One of the long-overlooked gems of 1990s indie filmmaking, Cauleen Smith’s Drylongso has now been restored in 4K from The Criterion Collection, Janus Films, and The Academy of Motion Picture Arts and Sciences. A poignant and vibrant look at the life of an art student as she deals with academia, friendship, romance, and death circling around her, every frame of the dazzling new restoration pops. Now set for a theatrical release kicking off at Film at Lincoln Center on March 17, the new trailer and poster have arrived.

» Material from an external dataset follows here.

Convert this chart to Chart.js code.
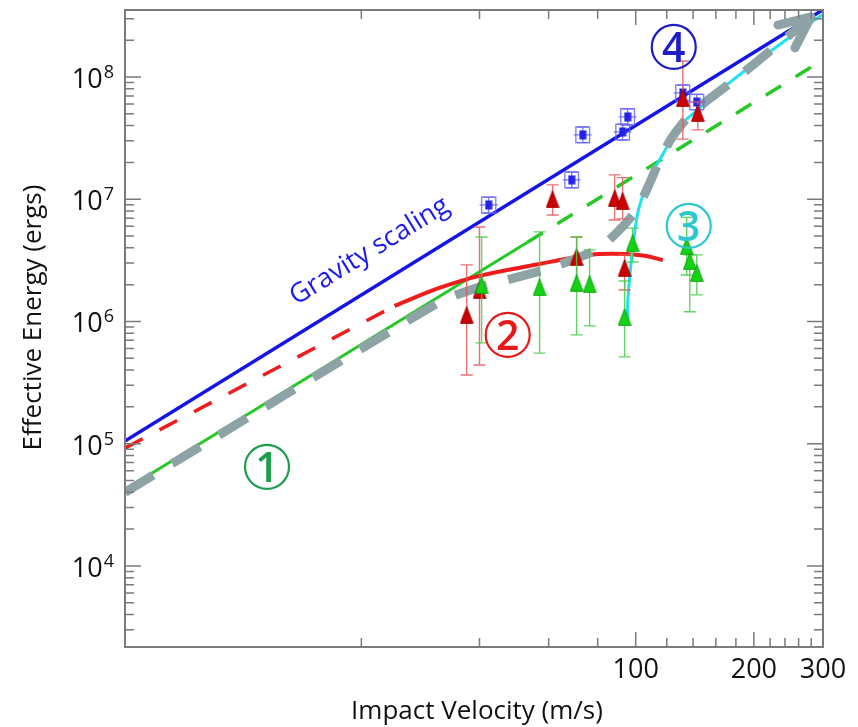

“A lost treasure of 1990s DIY filmmaking, Cauleen Smith’s Drylongso embeds an incisive look at racial injustice within a lovingly handmade buddy movie/murder mystery/ romance,” reads the official synopsis. “Alarmed by the rate at which the young Black men around her are dying—indeed, “becoming extinct,” as she sees it—brash Oakland art student Pica (Toby Smith) attempts to preserve their existence in Polaroid snapshots, along the way forging a friendship with a woman in an abusive relationship (April Barnett), experiencing love and loss, and being drawn into the search for a serial killer who is terrorizing the city. Capturing the vibrant community spirit of Oakland in the nineties, Smith crafts both a rare cinematic celebration of Black female creativity and a moving elegy for a generation of lost African American men.”

See the trailer and poster by Krista Franklin below.

Drylongso opens on March 17 at Film at Lincoln Center and will expand.